Young people restore fishing boats for new educational project
Three former fishing boats are being restored by a team of young people in Hastings to become part of a new educational project.
Based at The Stade, the shingle beach, famously used for fishing vessels, the project gives young people aged 18 -24 years the opportunity to learn from professional boat builders and fisherman.
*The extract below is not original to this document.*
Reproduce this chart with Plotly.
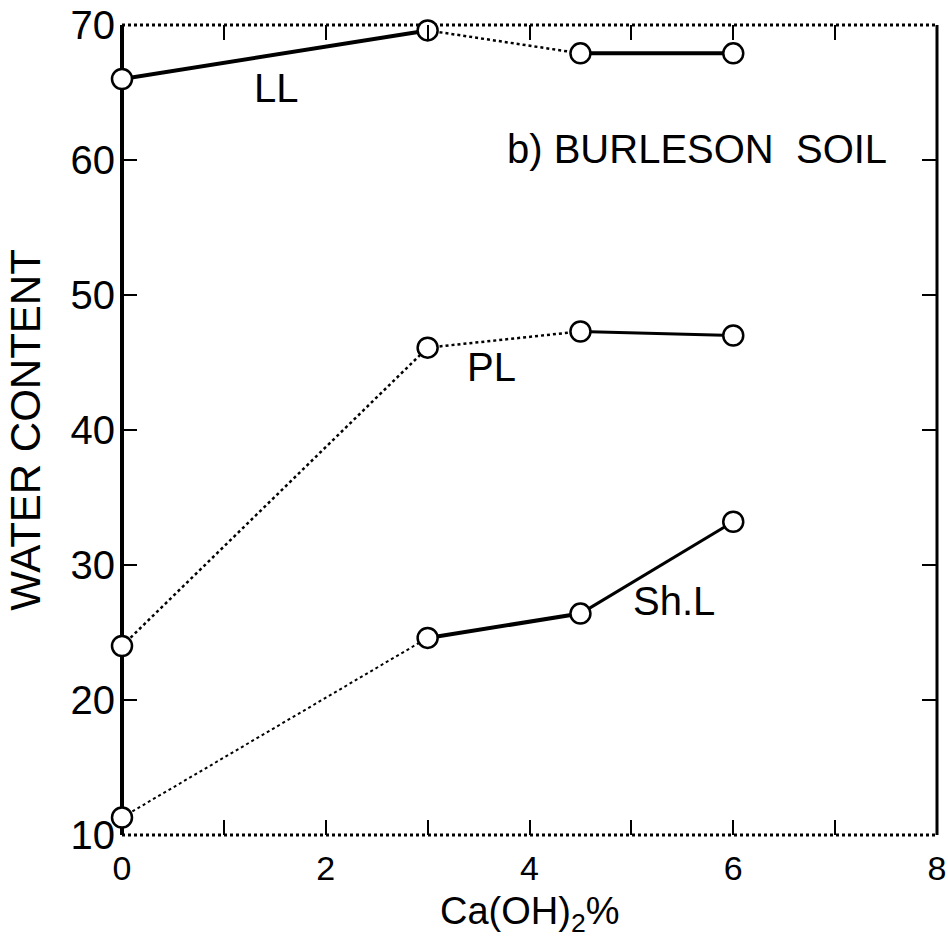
import plotly.graph_objects as go

# Lime content (Ca(OH)2 %) and the three consistency limits
lime_pct = [0, 3, 4.5, 6]
liquid_limit = [66.0, 69.6, 67.9, 67.9]
plastic_limit = [24.0, 46.1, 47.3, 47.0]
shrinkage_limit = [11.3, 24.6, 26.4, 33.2]

x_tick_vals = [0, 2, 4, 6, 8]
y_tick_vals = [10, 20, 30, 40, 50, 60, 70]

series_names = ["LL", "PL", "Sh.L"]
series_values = [liquid_limit, plastic_limit, shrinkage_limit]

# line style of each segment between consecutive points (dash, width)
segment_styles = [
    [("solid", 4), ("dot", 2.5), ("solid", 4)],
    [("dot", 2.5), ("dot", 2.5), ("solid", 3)],
    [("dot", 2), ("solid", 4), ("solid", 3)],
]

# label placement for each curve (data coordinates)
label_pos = [(1.52, 65.3), (3.63, 44.7), (5.42, 27.3)]

FONT = "Liberation Sans, Arial, sans-serif"

fig = go.Figure()

for values, styles in zip(series_values, segment_styles):
    for i, (dash, width) in enumerate(styles):
        fig.add_trace(go.Scatter(
            x=lime_pct[i:i + 2], y=values[i:i + 2], mode="lines",
            line=dict(color="black", width=width, dash=dash),
            showlegend=False, hoverinfo="skip",
        ))

for name, values in zip(series_names, series_values):
    fig.add_trace(go.Scatter(
        x=lime_pct, y=values, mode="markers", name=name,
        marker=dict(symbol="circle", size=20, color="white",
                    line=dict(color="black", width=2.5)),
        cliponaxis=False, showlegend=False,
    ))

for name, (lx, ly) in zip(series_names, label_pos):
    fig.add_annotation(x=lx, y=ly, xref="x", yref="y", text=name,
                       showarrow=False, font=dict(size=40, color="black", family=FONT))

fig.add_annotation(x=5.64, y=60.8, xref="x", yref="y",
                   text="b) BURLESON\u00a0\u00a0SOIL", showarrow=False,
                   font=dict(size=40, color="black", family=FONT))

# x-axis title, placed below the tick labels
fig.add_annotation(x=0.5, y=-0.097, xref="paper", yref="paper",
                   text="Ca(OH)<sub>2</sub>%", showarrow=False,
                   xanchor="center", yanchor="middle",
                   font=dict(size=38, color="black", family=FONT))

# frame: heavy solid sides, dotted top and bottom
frame = [
    dict(x0=0, x1=0, y0=0, y1=1, dash="solid", width=4),
    dict(x0=1, x1=1, y0=0, y1=1, dash="solid", width=3),
    dict(x0=0, x1=1, y0=1, y1=1, dash="dot", width=3),
    dict(x0=0, x1=1, y0=0, y1=0, dash="dot", width=3),
]
for f in frame:
    fig.add_shape(type="line", xref="paper", yref="paper",
                  x0=f["x0"], x1=f["x1"], y0=f["y0"], y1=f["y1"],
                  line=dict(color="black", width=f["width"], dash=f["dash"]),
                  layer="below")

fig.update_layout(
    width=948, height=940,
    margin=dict(l=122, r=11, t=25, b=105),
    paper_bgcolor="white", plot_bgcolor="white",
    font=dict(family=FONT, color="black", size=40),
    xaxis=dict(
        range=[0, 8], tickvals=x_tick_vals, ticks="inside", ticklen=15,
        tickwidth=2, tickcolor="black", mirror="ticks", showline=False,
        showgrid=False, zeroline=False, automargin=False,
        ticklabeloverflow="allow",
        minor=dict(dtick=1, ticks="inside", ticklen=15, tickwidth=2,
                   tickcolor="black", showgrid=False),
        tickfont=dict(size=34), ticklabelstandoff=10,
    ),
    yaxis=dict(
        range=[10, 70], tickvals=y_tick_vals, ticks="inside", ticklen=15,
        tickwidth=2, tickcolor="black", mirror="ticks", showline=False,
        showgrid=False, zeroline=False, automargin=False,
        ticklabeloverflow="allow",
        tickfont=dict(size=40), ticklabelstandoff=6,
        title=dict(text="WATER CONTENT", font=dict(size=42), standoff=16),
    ),
)

fig.write_html("out.html")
Learning skills in carpentry, construction, boat-building and conservation, the project also enhances volunteers’ and trainees’ motivation and confidence while helping increase their chances for employability.
The decommissioned clinker-built fishing boats, known affectionately as ‘Mandy-Ann’, ‘Young Flying Fish’ and ‘Sandra’ served their time at sea, working since the 1950s and will now enjoy their retirement, refurbished as an educational attraction.
The boats will teach younger generations about fishing heritage, boat building and local heritage.
Volunteer Gary Leech aged 23 from Hastings said of his experience; “I enjoy working at the boat yard because it is easy going and fun, there is plenty of fresh air and serenity that comes with most outside work, working on restoring a boat is rewarding as you are working to restore your towns proud heritage for future generations.”
Mandy Ann, official name RX327 is set to be completed in the next few weeks after a final coat of varnish from volunteers. While Young Flying Fish (officially known as RX73) is exactly half way through it’s restoration and should be completed by May 2015 under the watchful eye of Steve Barrow. Work on Sandra (RX83) will soon begin with substantial repairs needed.
Steve Barrow is the last boat builder on the Stade and has many years experience, having started as an apprentice at Phillips of Rye and worked as a boat builder all of his career, who said of the project; “It’s important to restore the old fishing boats as there won’t many around like this in the future and really important for people to see their history and learn about the importance of the fishing industry.
“It’s great to have trainees on site learning a new set of skills and for them to have the opportunity to learn about boat restoration.”
All 21 trainees and volunteers involved in the project, have played a key role in the restoration with two trainees planning to go on to carpentry apprenticeships.
Adam Fulton, aged 17, a trainees from Hastings, “I have enjoyed gaining more experience in my use of tools which is important if you aim to be a carpenter.
“It is a unique area to be working on within carpentry and I feel proud of what I have achieved. It is great to have an experienced boat builder to teach me the skills and give me the confidence to start an apprenticeship.”
Managed by Groundwork South, the trainees and volunteers are from the local Hastings and St Leonards area. The project is supported by Hastings Fisheries Local Action Group (FLAG), Hastings Fishermen’s Protection Society and works closely with Amicus Horizon housing association.
Cllr Peter Chowney, Chair of FLAG described his delight at seeing the project come to life; “I'm very pleased we were able to fund this project. Getting young people involved in maintaining and restoring boats is important to the sustainability of the Hastings fishery, and gives the young trainees the opportunity to learn valuable skills.
“We need to make sure there's a new generation of fishermen and craftspeople to keep the local fleet alive. I'm glad that Groundwork South has been able to lead such a worthwhile project so successfully.”
In addition to boat building skills there will be an opportunity for volunteers to gain construction skills through building a machinery store for the fishermen.
The project aims to be completed between May and July 2015 (weather depending).The three boats will be based at The Stade beach where the pubic can visit them to see and learn about life as sea. Two of the boats still have engines, winches and fishing equipment and the project aims to show people, with the help of local fishermen, the role the boats had both in fishing but also in sea rescues.
While the third boat will be accessible for adults and children to explore and enjoy creative play. Groundwork’s long-term plan is to take the vessel to events in the local area to spread the word to a wider audience.
In the coming weeks the team will be constructing a boat shed on the beach which will be designed specifically for the use of a hoist so working fishing boats’ skippers can take engines in and out of their boats safely and easily.